The first step in treating autism is developing an understanding of what autism is. One out of every 150 births is estimated to result in a child affected by this neurological "spectrum disorder". This disorder affects the normal functions of the brain that impact social interaction and communication skills.
Autism is considered a "spectrum disorder" because it has the ability to affect each individual differently, resulting in various combinations of behavior issues with varying degrees of severity. This results in children displaying different levels of autism and is reflected in the various references to the disorder such as autistic tendencies, high or low-functioning autism and more or less enabled. It is important that anyone interested in treating autism not pay too close attention to the term used to define a child's specific level of autism, as every child has the ability to improve their condition with treatment and education.

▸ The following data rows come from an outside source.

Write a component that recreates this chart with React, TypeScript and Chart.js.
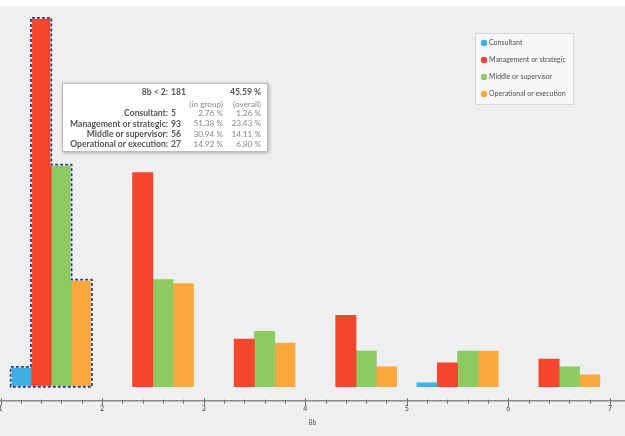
import React, { useEffect, useRef } from 'react';
import { Chart, registerables } from 'chart.js';

Chart.register(...registerables);

// Histogram bins (lower edge of each unit-wide bin on the 8b axis)
const bins = [1, 2, 3, 4, 5, 6];
const seriesNames = ['Consultant', 'Management or strategic', 'Middle or supervisor', 'Operational or execution'];
const consultant = [5, 0, 0, 0, 1, 0];
const management = [93, 54, 12, 18, 6, 7];
const middle = [56, 27, 14, 9, 9, 5];
const operational = [27, 26, 11, 5, 9, 3];
const xTickValues = [1, 2, 3, 4, 5, 6, 7];
const axisTitle = '8b';
const seriesColors = ['#3fb0e6', '#f5452c', '#8cca62', '#fda83d'];
const highlightBin = 0;

const seriesValues = [consultant, management, middle, operational];
const FONT = "Lato, 'Open Sans', sans-serif";

const backdrop = {
  id: 'backdrop',
  beforeDraw(chart: any) {
    const { ctx, width, height } = chart;
    ctx.save();
    ctx.fillStyle = '#eeefef';
    ctx.fillRect(0, 0, width, height);
    ctx.fillStyle = '#ffffff';
    ctx.fillRect(0, 0, width, 6);
    ctx.restore();
  },
};

// Dashed outline around the selected bin's bars
const selection = {
  id: 'selection',
  afterDatasetsDraw(chart: any) {
    const els = seriesValues.map((_, s) => chart.getDatasetMeta(s).data[highlightBin]) as any[];
    const ctx = chart.ctx;
    const base = els[0].base;
    const path = () => {
      ctx.beginPath();
      ctx.moveTo(els[0].x - els[0].width / 2, base);
      els.forEach((e) => {
        ctx.lineTo(e.x - e.width / 2, e.y);
        ctx.lineTo(e.x + e.width / 2, e.y);
      });
      const last = els[els.length - 1];
      ctx.lineTo(last.x + last.width / 2, base);
      ctx.closePath();
    };
    ctx.save();
    path();
    ctx.strokeStyle = 'rgba(255,255,255,0.8)';
    ctx.lineWidth = 2.2;
    ctx.stroke();
    path();
    ctx.setLineDash([3, 2]);
    ctx.strokeStyle = '#2e3d8c';
    ctx.lineWidth = 1.8;
    ctx.stroke();
    ctx.restore();
  },
};

// Major and minor tick marks across the x axis line
const axisTicks = {
  id: 'axisTicks',
  afterDraw(chart: any) {
    const scale = chart.scales.x;
    const ctx = chart.ctx;
    const y0 = scale.top;
    ctx.save();
    ctx.strokeStyle = '#707070';
    ctx.lineWidth = 1;
    for (let k = 0; k <= 40; k++) {
      const v = xTickValues[0] + k * 0.2;
      if (v > scale.max) break;
      const px = Math.round(scale.getPixelForValue(v)) + 0.5;
      const major = k % 5 === 0;
      ctx.beginPath();
      ctx.moveTo(px, y0 - (major ? 3 : 1.5));
      ctx.lineTo(px, y0 + (major ? 4 : 2.5));
      ctx.stroke();
    }
    ctx.restore();
  },
};

const legendBox = {
  id: 'legendBox',
  afterDraw(chart: any) {
    const ctx = chart.ctx;
    ctx.save();
    ctx.fillStyle = '#f6f7f7';
    ctx.strokeStyle = '#d6d8d8';
    ctx.lineWidth = 1;
    ctx.fillRect(475.5, 33.5, 98, 71);
    ctx.strokeRect(475.5, 33.5, 98, 71);
    ctx.font = `7px ${FONT}`;
    ctx.textBaseline = 'middle';
    seriesNames.forEach((name, i) => {
      const y = 43 + i * 17;
      ctx.beginPath();
      ctx.arc(484, y, 3.2, 0, Math.PI * 2);
      ctx.fillStyle = seriesColors[i];
      ctx.fill();
      ctx.fillStyle = '#505050';
      ctx.fillText(name, 489, y);
    });
    ctx.restore();
  },
};

// Summary box for the selected bin
const binSummary = {
  id: 'binSummary',
  afterDraw(chart: any) {
    const ctx = chart.ctx;
    const total = seriesValues.reduce((a, arr) => a + arr.reduce((p, q) => p + q, 0), 0);
    const counts = seriesValues.map((arr) => arr[highlightBin]);
    const groupTotal = counts.reduce((p, q) => p + q, 0);
    const pct = (n: number, d: number) => `${((n / d) * 100).toFixed(2)} %`;
    const x0 = 62, y0 = 83, w = 206, h = 69;
    const labelRight = 168, countLeft = 171, inGroupRight = 223, overallRight = 261;

    ctx.save();
    ctx.shadowColor = 'rgba(0,0,0,0.28)';
    ctx.shadowBlur = 4;
    ctx.shadowOffsetX = 1;
    ctx.shadowOffsetY = 1;
    ctx.fillStyle = '#ffffff';
    ctx.fillRect(x0, y0, w, h);
    ctx.restore();

    ctx.save();
    ctx.strokeStyle = '#bdbdbd';
    ctx.lineWidth = 1;
    ctx.strokeRect(x0 + 0.5, y0 + 0.5, w - 1, h - 1);
    ctx.textBaseline = 'middle';

    const bold = `bold 8.6px ${FONT}`;
    const normal = `8.2px ${FONT}`;
    const text = (s: string, x: number, y: number, align: CanvasTextAlign, font: string, color: string) => {
      ctx.font = font;
      ctx.fillStyle = color;
      ctx.textAlign = align;
      ctx.fillText(s, x, y);
    };

    const upper = bins[highlightBin] + 1;
    text(`${axisTitle} < ${upper}:`, labelRight, 92, 'right', bold, '#555');
    text(`${groupTotal}`, countLeft, 92, 'left', bold, '#555');
    text(pct(groupTotal, total), overallRight, 92, 'right', bold, '#555');
    text('(in group)', inGroupRight, 104, 'right', normal, '#8a8a8a');
    text('(overall)', overallRight, 104, 'right', normal, '#8a8a8a');
    seriesNames.forEach((name, i) => {
      const y = 113.5 + i * 10.3;
      text(`${name}:`, labelRight, y, 'right', bold, '#555');
      text(`${counts[i]}`, countLeft, y, 'left', bold, '#555');
      text(pct(counts[i], groupTotal), inGroupRight, y, 'right', normal, '#8a8a8a');
      text(pct(counts[i], total), overallRight, y, 'right', normal, '#8a8a8a');
    });
    ctx.restore();
  },
};

export default function App() {
  const canvasRef = useRef<HTMLCanvasElement | null>(null);

  useEffect(() => {
    if (!canvasRef.current) return;
    const datasets = seriesNames.map((name, s) => ({
      label: name,
      // empty cells are left undrawn
      data: bins.map((b, i) => ({ x: b + 0.2 * (s + 1), y: seriesValues[s][i] === 0 ? null : seriesValues[s][i] })),
      backgroundColor: seriesColors[s],
      borderWidth: 0,
      grouped: false,
      categoryPercentage: 1,
      barPercentage: 1,
    }));

    const chart = new Chart(canvasRef.current, {
      type: 'bar',
      data: { datasets },
      options: {
        animation: false,
        responsive: true,
        maintainAspectRatio: false,
        layout: { padding: { top: 10, bottom: 4, left: 0, right: 0 } },
        plugins: {
          legend: { display: false },
          tooltip: { enabled: false },
        },
        scales: {
          x: {
            type: 'linear',
            offset: false,
            min: 0.995,
            max: 7.148,
            afterBuildTicks: (scale: any) => {
              scale.ticks = xTickValues.map((v) => ({ value: v }));
            },
            afterFit: (scale: any) => {
              scale.paddingLeft = 0;
              scale.paddingRight = 0;
            },
            grid: { display: false, drawTicks: false, offset: false },
            border: { display: true, color: '#8a8a8a', width: 1.5 },
            ticks: {
              color: '#444',
              font: { size: 7, family: FONT },
              padding: 3,
              maxRotation: 0,
            },
            title: {
              display: true,
              text: axisTitle,
              color: '#555',
              font: { size: 7, family: FONT },
              padding: { top: 3, bottom: 5 },
            },
          },
          y: {
            display: false,
            min: -3.65,
            max: 95,
          },
        },
      } as any,
      plugins: [backdrop, selection, axisTicks, legendBox, binSummary],
    });
    return () => chart.destroy();
  }, []);

  return (
    <div style={{ position: 'fixed', left: 0, top: 0, width: 625, height: 436 }}>
      <canvas ref={canvasRef} />
    </div>
  );
}
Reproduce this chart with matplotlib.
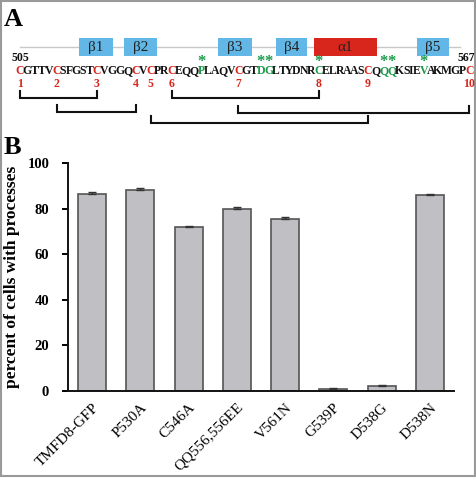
import matplotlib
matplotlib.use("Agg")
import matplotlib.pyplot as plt
from matplotlib.font_manager import FontProperties
from matplotlib.patches import Rectangle

# ---------------- data ----------------
categories = ["TMFD8-GFP", "P530A", "C546A", "QQ556,556EE", "V561N", "G539P", "D538G", "D538N"]
values = [86.5, 88.2, 72.0, 80.0, 75.5, 0.9, 2.4, 85.8]
errors = [0.9, 0.9, 0.5, 0.9, 0.6, 0.2, 0.4, 0.6]
yticks = [0, 20, 40, 60, 80, 100]
ylabel = "percent of cells with processes"

sequence = "CGTTVCSFGSTCVGGQCVCPRCEQQPLAQVCGTDGLTYDNRCELRAASCQQQKSIEVAKMGPC"
seq_start = 505
seq_end = 567
mutated_pos = [26, 34, 35, 42, 51, 52, 57]          # 1-based, green with asterisk
cys_labels = ["1", "2", "3", "4", "5", "6", "7", "8", "9", "10"]
disulfides = [(1, 3), (2, 4), (6, 8), (7, 10), (5, 9)]
ss_labels = ["β1", "β2", "β3", "β4", "α1", "β5"]
ss_x0 = [79, 124, 218, 276, 314, 417]
ss_x1 = [113, 157, 252, 307, 377, 449]
ss_kind = ["b", "b", "b", "b", "a", "b"]

W, H = 477, 478
fig = plt.figure(figsize=(W / 100, H / 100), dpi=100)
fig.patch.set_facecolor("white")

serif = "Liberation Serif"
RED = "#d9261c"
GREEN = "#1a9a4a"
BLUE = "#62b7e6"

# ---------------- panel B bar chart ----------------
ax = fig.add_axes([68 / W, 1 - 391 / H, (454 - 68) / W, (391 - 163) / H])
x = list(range(len(categories)))
ax.bar(x, values, width=0.58, color="#c0c0c4", edgecolor="#555555", linewidth=1.2, zorder=2)
ax.errorbar(x, values, yerr=[[0] * len(errors), errors], fmt="none", ecolor="#333333",
            elinewidth=1.0, capsize=3, capthick=1.0, zorder=3)
ax.set_xlim(-0.5, len(categories) - 0.5)
ax.set_ylim(0, 100)
ax.set_yticks(yticks)
ax.set_yticklabels([str(t) for t in yticks], fontfamily=serif, fontweight="bold", fontsize=10.5)
ax.set_xticks(x)
ax.set_xticklabels(categories, rotation=45, ha="right", rotation_mode="anchor",
                   fontfamily=serif, fontsize=11)
ax.tick_params(axis="x", length=0, pad=7)
ax.tick_params(axis="y", length=4.5, width=1.4, direction="out", pad=9)
for s in ["top", "right"]:
    ax.spines[s].set_visible(False)
for s in ["left", "bottom"]:
    ax.spines[s].set_linewidth(1.4)
    ax.spines[s].set_color("#111111")
ax.set_ylabel(ylabel, fontfamily=serif, fontweight="bold", fontsize=12.5, labelpad=5)

# ---------------- overlay axes (pixel coords) ----------------
ov = fig.add_axes([0, 0, 1, 1], zorder=-1)
ov.set_xlim(0, W)
ov.set_ylim(H, 0)
ov.axis("off")

ov.add_patch(Rectangle((1, 1), W - 3, H - 3, fill=False, edgecolor="#999999", lw=1.5))
ov.text(4, 26, "A", fontfamily=serif, fontweight="bold", fontsize=19, va="baseline", ha="left")
ov.text(4, 154, "B", fontfamily=serif, fontweight="bold", fontsize=19, va="baseline", ha="left")

# secondary structure line and boxes
ov.plot([20, 460], [47, 47], color="#c8c8c8", lw=1.0, zorder=1)
for lab, a, b, k in zip(ss_labels, ss_x0, ss_x1, ss_kind):
    ov.add_patch(Rectangle((a, 38), b - a, 18, facecolor=BLUE if k == "b" else RED,
                           edgecolor="none", zorder=2))
    ov.text((a + b) / 2, 47.5, lab, ha="center", va="center", fontfamily=serif,
            fontsize=11, color="#222222", zorder=3)

# sequence layout: natural advances, compressed to fit the span
fig.canvas.draw()
renderer = fig.canvas.get_renderer()
x_left, x_right = 16, 473
fs = 8.5
fp = FontProperties(family=serif, weight="bold", size=fs)
def width(s):
    return renderer.get_text_width_height_descent(s, fp, ismath=False)[0] if s else 0.0
full_w = width(sequence)
k = (x_right - x_left) / full_w
centers = []
for i, ch in enumerate(sequence):
    cw = width(ch)
    cx = x_left + k * (width(sequence[:i]) + cw / 2)
    centers.append(cx)
    pos = i + 1
    if pos in mutated_pos:
        col = GREEN
    elif ch == "C":
        col = RED
    else:
        col = "#111111"
    ov.text(cx, 74, ch, fontproperties=fp, color=col, ha="center", va="baseline")
    if pos in mutated_pos:
        ov.text(cx, 66, "*", fontfamily=serif, fontweight="bold", fontsize=12,
                color=GREEN, ha="center", va="baseline")

ov.text(12, 61, str(seq_start), fontfamily=serif, fontweight="bold", fontsize=8.5,
        ha="left", va="baseline", color="#111111")
ov.text(475, 61, str(seq_end), fontfamily=serif, fontweight="bold", fontsize=8.5,
        ha="right", va="baseline", color="#111111")

cys_idx = [i for i, ch in enumerate(sequence) if ch == "C"]
for lab, i in zip(cys_labels, cys_idx):
    ov.text(centers[i], 87, lab, fontfamily=serif, fontweight="bold", fontsize=8.5,
            color=RED, ha="center", va="baseline")

bracket_y = {(1, 3): (91, 98), (2, 4): (105, 112), (6, 8): (91, 98),
             (7, 10): (106, 113), (5, 9): (116, 123)}
for a, b in disulfides:
    y0, y1 = bracket_y[(a, b)]
    xa = centers[cys_idx[a - 1]]
    xb = centers[cys_idx[b - 1]]
    ov.plot([xa, xa, xb, xb], [y0, y1, y1, y0], color="#111111", lw=1.5,
            solid_joinstyle="miter")

fig.savefig("out.png", dpi=100)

The symptoms of Autism disorders are varied and are often times confused with symptoms of Asperger's Disorder. Although both disorders fall under the larger umbrella of "Pervasive Developmental Disorders" and share some of the same traits, each is a very different disorder. Where autism is a neurological disorder, Asperger's sufferers show far fewer neurological problems than their autism counterparts. They also display a higher verbal IQ than performance IQ in testing, the exact opposite of autistic IQ testing results. These differences between these disorders are very important to those developing ways to treat autism, as different approaches are needed for each disorder.
The main goal in treating autism is to provide an autistic child with the ability to function within their environment. Often times various types of treatment are used in combination to help them achieve this. Treatments such as behavior modification, communication therapy and dietary modifications are used to help improve the mental and physical symptoms of autism. The most common type of treatment is based on applied behavior analysis. This theory is based upon the idea that behavior that is rewarded is more likely to be repeated then behavior that is ignored. This type of treatment directly addresses the obsessive and repetitive tendencies of autistic spectrum disorders.
In addition to obsessive behaviors, most autistic children show great resistance to change. The combination of these two behaviors results in a very great need for structure in their lives. Using behavior modification techniques that are highly-structured and skill-oriented can greatly improve an autistic child's chance of improvement. The more controlled the treatment, the better the child will cope with it. Part of the treatment is also controlling the environment the treatment is conducted in. To ease the obsessive behavior and resistance to any type of change, intense one-on-one treatment and extensive caregiver participation is best.
The most important thing in treating autism is to recognize that each child, while having the same diagnosis, will exhibit very different symptoms. Each path of treatment will vary but will need to incorporate the basic needs of autism sufferers, such as routine and scheduling, as well as the needs of each individual child.